Many of the principles of love and attention for your nonprofit’s finance apply to your personal finance, too. For instance, making a personal budget and weekly spending plan for your household are remarkably like developing your project budget and making a liquidity plan for project implementation. Monitoring how this works out as well as planning for future financial challenges also follow similar principles both at home and for your nonprofit. There is one big and important difference, however, and that is in the meaning of money received on your account. In the answer to the question: What is income for a nonprofit?
Income in your personal account
If you receive your monthly salary in your personal bank account, that is your income for the month. You can spend this whatever way you like. OK, maybe not exactly, if you have a family to take care of, or if you have debts or if you have very expensive likes …. But you get my drift. This money is yours and under normal circumstances nobody will pay attention to how you spend every ten cents of it.
Money received by your nonprofit
If your nonprofit receives money from a donor in its bank account this is not income in the same way. Unless it is an unearmarked donation, it is likely part of a series of instalments for your approved project. This means that you should consider this money an advance payment from which you can cover project costs. You cannot spend this money any which you like, because it is earmarked for your approved project.
Money in the bank does not equal income
This money is not income for your organization. At least, not yet. Until you have spent the money on the project in accordance with the approved budget and in line with all donor conditions and requirements, this is not income. It becomes income as soon as you have incurred eligible expenses for the project within the project period. The equivalent of these expenses is what you will state as income in your annual accounts report.
Received in advance?
Project income realized in a certain period (like a book year if we look at the annual accounts report) can be both more or less than what you received in the bank for that project in that period. Maybe you could not spend all the money received because of hiccups in the implementation. Or maybe the period for which the donor intended the money extends beyond the period you are looking at. That can happen for instance if you receive a new instalment for 6 months in December, and if your book year ends on 31 December.
In this case, you have money on your bank account that is not yet fully yours. Financially, you have a sort of debt to your donor. You can pay this debt off by implementing the project as agreed. (If this happens at the end of your project, you will have to return the remaining funds of course, as you do not have remaining project time.)
It is also possible that you spent more than your donor transferred to you. If you incurred eligible costs within the project period, this simply means that your donor has a debt to you. Perhaps you need to report to your donor quarterly. And maybe you have reported in January about your eligible project expenses in October-November-December. Your donor learns they owe you money when they check your financial progress report. Maybe they pay up in February and maybe they even send a bit extra as advance for the new quarter, from January to March. In your annual accounts this looks like a debt of your donor to you at 31 December. But by the time you present that in your annual accounts report, the debt has already been settled.

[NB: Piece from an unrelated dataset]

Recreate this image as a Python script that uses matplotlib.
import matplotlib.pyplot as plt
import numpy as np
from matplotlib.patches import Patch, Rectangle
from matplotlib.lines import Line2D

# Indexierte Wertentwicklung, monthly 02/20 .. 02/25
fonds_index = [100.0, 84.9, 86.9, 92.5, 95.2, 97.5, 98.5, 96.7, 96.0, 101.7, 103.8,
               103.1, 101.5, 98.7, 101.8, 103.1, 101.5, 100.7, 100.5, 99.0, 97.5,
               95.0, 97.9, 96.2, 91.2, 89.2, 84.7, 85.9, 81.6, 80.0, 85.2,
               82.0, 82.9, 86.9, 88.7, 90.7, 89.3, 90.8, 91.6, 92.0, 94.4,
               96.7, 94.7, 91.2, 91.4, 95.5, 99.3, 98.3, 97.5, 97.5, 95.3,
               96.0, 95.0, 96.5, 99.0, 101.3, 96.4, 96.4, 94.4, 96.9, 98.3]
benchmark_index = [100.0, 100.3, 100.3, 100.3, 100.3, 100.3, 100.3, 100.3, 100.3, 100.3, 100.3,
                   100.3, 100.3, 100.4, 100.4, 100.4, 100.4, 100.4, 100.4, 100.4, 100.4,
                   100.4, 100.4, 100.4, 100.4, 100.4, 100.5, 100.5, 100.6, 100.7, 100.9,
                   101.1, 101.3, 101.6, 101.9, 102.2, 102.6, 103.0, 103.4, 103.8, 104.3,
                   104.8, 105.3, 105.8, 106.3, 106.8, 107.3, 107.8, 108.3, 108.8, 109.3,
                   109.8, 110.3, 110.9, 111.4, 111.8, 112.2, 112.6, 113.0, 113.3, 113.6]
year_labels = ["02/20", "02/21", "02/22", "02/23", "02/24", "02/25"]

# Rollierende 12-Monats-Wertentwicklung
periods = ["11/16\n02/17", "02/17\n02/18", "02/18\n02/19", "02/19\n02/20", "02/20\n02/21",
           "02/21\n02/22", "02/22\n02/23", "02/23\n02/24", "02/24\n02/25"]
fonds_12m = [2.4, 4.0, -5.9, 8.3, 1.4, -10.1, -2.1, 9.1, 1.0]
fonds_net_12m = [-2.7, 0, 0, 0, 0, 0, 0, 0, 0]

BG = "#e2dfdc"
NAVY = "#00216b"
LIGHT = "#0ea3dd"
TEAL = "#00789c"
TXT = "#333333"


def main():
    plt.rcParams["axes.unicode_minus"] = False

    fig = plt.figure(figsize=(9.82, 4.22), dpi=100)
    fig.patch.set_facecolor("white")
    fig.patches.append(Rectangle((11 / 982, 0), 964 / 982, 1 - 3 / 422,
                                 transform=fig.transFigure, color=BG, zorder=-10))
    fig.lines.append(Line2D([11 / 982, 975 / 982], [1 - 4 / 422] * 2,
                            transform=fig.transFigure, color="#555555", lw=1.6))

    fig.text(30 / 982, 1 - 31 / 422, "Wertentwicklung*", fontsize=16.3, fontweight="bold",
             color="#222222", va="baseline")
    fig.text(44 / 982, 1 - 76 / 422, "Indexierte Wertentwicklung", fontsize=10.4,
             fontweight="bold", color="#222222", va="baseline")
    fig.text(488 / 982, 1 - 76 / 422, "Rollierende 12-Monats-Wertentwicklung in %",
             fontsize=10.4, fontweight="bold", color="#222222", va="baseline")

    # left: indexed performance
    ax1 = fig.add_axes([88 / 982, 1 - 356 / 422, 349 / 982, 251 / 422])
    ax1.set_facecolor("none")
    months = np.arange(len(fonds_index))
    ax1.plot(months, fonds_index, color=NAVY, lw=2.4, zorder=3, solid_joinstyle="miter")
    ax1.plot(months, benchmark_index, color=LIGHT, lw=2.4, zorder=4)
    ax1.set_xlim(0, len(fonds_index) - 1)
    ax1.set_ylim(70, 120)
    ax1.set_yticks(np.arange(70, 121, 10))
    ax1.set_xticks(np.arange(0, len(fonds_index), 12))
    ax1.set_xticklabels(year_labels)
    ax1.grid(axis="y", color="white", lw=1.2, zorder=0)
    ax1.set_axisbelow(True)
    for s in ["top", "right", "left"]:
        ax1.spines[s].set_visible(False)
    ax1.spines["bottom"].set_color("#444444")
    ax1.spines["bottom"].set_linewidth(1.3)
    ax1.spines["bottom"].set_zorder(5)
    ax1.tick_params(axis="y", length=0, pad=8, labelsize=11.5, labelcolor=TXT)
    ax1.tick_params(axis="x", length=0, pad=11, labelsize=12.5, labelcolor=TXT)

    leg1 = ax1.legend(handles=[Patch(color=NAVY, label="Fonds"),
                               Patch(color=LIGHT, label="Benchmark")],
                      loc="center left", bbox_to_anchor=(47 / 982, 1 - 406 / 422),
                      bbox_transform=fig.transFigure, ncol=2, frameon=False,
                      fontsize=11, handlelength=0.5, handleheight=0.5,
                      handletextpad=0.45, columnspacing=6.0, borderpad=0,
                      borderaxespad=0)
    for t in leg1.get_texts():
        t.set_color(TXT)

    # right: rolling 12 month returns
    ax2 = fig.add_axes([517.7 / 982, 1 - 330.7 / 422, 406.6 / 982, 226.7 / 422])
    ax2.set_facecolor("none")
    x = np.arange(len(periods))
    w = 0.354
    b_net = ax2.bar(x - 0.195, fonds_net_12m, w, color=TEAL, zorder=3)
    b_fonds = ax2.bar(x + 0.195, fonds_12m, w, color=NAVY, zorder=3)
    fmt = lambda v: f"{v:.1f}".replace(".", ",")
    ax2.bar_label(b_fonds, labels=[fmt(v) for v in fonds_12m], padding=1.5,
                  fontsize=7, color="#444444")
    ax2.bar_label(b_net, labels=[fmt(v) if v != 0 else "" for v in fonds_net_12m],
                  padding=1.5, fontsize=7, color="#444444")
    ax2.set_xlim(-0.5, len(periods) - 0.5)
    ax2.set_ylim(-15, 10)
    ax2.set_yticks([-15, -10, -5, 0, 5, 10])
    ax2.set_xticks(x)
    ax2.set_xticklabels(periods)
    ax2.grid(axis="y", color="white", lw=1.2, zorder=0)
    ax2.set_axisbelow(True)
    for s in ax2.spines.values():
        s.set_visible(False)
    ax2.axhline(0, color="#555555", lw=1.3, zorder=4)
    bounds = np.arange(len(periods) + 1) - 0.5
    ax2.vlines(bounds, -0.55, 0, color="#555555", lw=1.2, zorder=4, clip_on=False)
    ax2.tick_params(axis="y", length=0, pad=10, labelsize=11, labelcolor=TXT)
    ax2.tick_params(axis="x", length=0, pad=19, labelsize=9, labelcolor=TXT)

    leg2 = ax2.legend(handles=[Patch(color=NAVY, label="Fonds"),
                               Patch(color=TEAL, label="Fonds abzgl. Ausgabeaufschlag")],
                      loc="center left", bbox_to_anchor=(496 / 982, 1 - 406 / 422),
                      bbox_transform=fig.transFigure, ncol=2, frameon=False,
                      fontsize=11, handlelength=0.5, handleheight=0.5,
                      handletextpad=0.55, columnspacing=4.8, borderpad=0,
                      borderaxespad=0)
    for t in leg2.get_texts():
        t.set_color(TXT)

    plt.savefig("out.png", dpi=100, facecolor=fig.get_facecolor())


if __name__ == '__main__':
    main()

While your salary is pretty certain, under normal circumstances, money received from your donor can be less certain as income. Technically, you can be certain only after the donor has approved, in writing, your final report and has settled the financial balance in line with what you reported.
Audit after project closure
To be very precise, you can only be 100% certain after the passing of the period in which your donor can still request an auditor to check your books.
Most donor contracts stipulate a period in which you need to keep all project documents and need to provide access to these at any time. This may be up to ten years, depending on the donor. During this period the donor can contract an auditor and send them to you to check on the project finance. This sounds far out, but it does happen. And it can lead to the auditor concluding that some expenses were ineligible after all. Meaning that you may have to pay back money that you had considered income after all. To be sure, this does not happen a lot. But I have seen it happen and it ain’t nice.
Care, Plan, Monitor
The recipe for avoiding such surprises as much as possible is quite simple, really. Take care of the money from the moment you start budgeting for your project (yes, I mean that). Make a good plan for project implementation including financial implementation as soon as you receive that grant agreement. Monitor all checks and balances regularly from the moment the money lands in your account. See this money as on loan, instead of as income. Treat it like the precious treasure it is. Just like you would treat your own hard-earned savings.